>> Start
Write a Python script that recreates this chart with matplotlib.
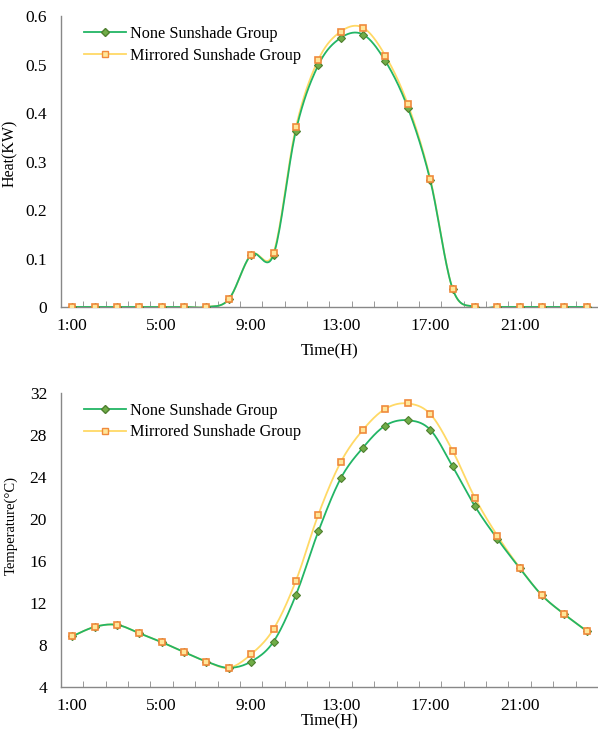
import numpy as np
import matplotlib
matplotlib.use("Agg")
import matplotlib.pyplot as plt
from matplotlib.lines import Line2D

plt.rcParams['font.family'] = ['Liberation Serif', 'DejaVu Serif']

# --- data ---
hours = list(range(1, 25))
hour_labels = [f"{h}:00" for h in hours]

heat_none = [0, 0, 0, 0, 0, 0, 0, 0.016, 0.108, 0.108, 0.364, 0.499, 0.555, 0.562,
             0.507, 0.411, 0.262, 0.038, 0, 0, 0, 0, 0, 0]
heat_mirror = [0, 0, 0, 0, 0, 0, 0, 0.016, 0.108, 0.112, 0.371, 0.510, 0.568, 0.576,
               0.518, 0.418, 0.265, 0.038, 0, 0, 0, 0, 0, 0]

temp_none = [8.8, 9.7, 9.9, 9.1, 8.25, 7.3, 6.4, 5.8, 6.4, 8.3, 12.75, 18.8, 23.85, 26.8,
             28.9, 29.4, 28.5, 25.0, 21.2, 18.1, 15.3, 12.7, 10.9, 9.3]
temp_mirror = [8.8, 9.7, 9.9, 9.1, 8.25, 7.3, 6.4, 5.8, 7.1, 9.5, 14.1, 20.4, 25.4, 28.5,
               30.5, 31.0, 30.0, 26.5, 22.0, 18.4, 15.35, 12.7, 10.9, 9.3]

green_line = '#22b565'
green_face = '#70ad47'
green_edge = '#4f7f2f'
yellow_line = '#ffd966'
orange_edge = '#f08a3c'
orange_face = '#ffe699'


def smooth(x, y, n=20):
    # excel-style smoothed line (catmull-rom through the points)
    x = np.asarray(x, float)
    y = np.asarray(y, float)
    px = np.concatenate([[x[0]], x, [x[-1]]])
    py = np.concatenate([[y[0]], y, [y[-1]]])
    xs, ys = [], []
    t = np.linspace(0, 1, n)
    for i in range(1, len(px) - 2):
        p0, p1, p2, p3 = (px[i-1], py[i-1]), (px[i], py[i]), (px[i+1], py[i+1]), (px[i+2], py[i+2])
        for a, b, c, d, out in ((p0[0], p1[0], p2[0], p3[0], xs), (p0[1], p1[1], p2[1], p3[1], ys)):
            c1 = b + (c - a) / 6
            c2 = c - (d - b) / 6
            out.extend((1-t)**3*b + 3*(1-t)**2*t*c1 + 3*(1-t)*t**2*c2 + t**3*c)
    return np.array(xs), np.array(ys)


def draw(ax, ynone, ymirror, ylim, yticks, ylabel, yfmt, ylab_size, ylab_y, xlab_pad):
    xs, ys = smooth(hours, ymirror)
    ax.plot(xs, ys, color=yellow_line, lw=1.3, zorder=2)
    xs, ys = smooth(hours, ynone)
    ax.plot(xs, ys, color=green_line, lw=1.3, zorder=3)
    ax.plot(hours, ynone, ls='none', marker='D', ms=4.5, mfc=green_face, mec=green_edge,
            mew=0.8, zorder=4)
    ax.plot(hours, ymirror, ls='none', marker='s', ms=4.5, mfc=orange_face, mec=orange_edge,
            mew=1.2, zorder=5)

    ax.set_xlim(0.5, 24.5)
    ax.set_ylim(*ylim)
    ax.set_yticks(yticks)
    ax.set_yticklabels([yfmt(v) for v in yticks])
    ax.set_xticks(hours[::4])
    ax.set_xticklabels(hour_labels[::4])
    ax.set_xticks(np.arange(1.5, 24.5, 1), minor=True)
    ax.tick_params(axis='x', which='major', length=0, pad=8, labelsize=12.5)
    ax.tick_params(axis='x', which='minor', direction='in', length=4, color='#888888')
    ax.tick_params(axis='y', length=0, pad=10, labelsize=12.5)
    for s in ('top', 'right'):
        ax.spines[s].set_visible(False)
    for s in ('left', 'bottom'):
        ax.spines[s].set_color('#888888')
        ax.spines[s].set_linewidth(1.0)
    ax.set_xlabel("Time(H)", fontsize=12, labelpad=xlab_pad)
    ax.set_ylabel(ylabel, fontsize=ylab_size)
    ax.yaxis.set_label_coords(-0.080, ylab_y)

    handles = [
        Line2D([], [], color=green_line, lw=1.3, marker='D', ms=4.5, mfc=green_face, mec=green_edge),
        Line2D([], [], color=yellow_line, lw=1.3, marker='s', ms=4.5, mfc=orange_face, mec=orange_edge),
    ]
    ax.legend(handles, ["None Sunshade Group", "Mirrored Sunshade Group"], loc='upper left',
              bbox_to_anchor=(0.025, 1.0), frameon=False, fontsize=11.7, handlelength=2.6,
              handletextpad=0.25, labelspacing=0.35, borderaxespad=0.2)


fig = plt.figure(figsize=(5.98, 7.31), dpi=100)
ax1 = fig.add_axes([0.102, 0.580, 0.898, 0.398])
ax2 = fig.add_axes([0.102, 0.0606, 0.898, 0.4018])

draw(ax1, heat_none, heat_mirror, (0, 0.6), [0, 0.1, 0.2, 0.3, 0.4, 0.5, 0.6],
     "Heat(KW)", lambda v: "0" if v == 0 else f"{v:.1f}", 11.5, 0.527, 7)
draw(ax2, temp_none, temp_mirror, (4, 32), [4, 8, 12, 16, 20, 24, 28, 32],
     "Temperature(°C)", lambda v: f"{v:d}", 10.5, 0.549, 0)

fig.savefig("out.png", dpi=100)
>> End
Up to and including the line with "return np.array(xs), np.array(ys)", copy the data above from its first line. Skip pictures.

Write a Python script that recreates this chart with matplotlib.
import numpy as np
import matplotlib
matplotlib.use("Agg")
import matplotlib.pyplot as plt
from matplotlib.lines import Line2D

plt.rcParams['font.family'] = ['Liberation Serif', 'DejaVu Serif']

# --- data ---
hours = list(range(1, 25))
hour_labels = [f"{h}:00" for h in hours]

heat_none = [0, 0, 0, 0, 0, 0, 0, 0.016, 0.108, 0.108, 0.364, 0.499, 0.555, 0.562,
             0.507, 0.411, 0.262, 0.038, 0, 0, 0, 0, 0, 0]
heat_mirror = [0, 0, 0, 0, 0, 0, 0, 0.016, 0.108, 0.112, 0.371, 0.510, 0.568, 0.576,
               0.518, 0.418, 0.265, 0.038, 0, 0, 0, 0, 0, 0]

temp_none = [8.8, 9.7, 9.9, 9.1, 8.25, 7.3, 6.4, 5.8, 6.4, 8.3, 12.75, 18.8, 23.85, 26.8,
             28.9, 29.4, 28.5, 25.0, 21.2, 18.1, 15.3, 12.7, 10.9, 9.3]
temp_mirror = [8.8, 9.7, 9.9, 9.1, 8.25, 7.3, 6.4, 5.8, 7.1, 9.5, 14.1, 20.4, 25.4, 28.5,
               30.5, 31.0, 30.0, 26.5, 22.0, 18.4, 15.35, 12.7, 10.9, 9.3]

green_line = '#22b565'
green_face = '#70ad47'
green_edge = '#4f7f2f'
yellow_line = '#ffd966'
orange_edge = '#f08a3c'
orange_face = '#ffe699'


def smooth(x, y, n=20):
    # excel-style smoothed line (catmull-rom through the points)
    x = np.asarray(x, float)
    y = np.asarray(y, float)
    px = np.concatenate([[x[0]], x, [x[-1]]])
    py = np.concatenate([[y[0]], y, [y[-1]]])
    xs, ys = [], []
    t = np.linspace(0, 1, n)
    for i in range(1, len(px) - 2):
        p0, p1, p2, p3 = (px[i-1], py[i-1]), (px[i], py[i]), (px[i+1], py[i+1]), (px[i+2], py[i+2])
        for a, b, c, d, out in ((p0[0], p1[0], p2[0], p3[0], xs), (p0[1], p1[1], p2[1], p3[1], ys)):
            c1 = b + (c - a) / 6
            c2 = c - (d - b) / 6
            out.extend((1-t)**3*b + 3*(1-t)**2*t*c1 + 3*(1-t)*t**2*c2 + t**3*c)
    return np.array(xs), np.array(ys)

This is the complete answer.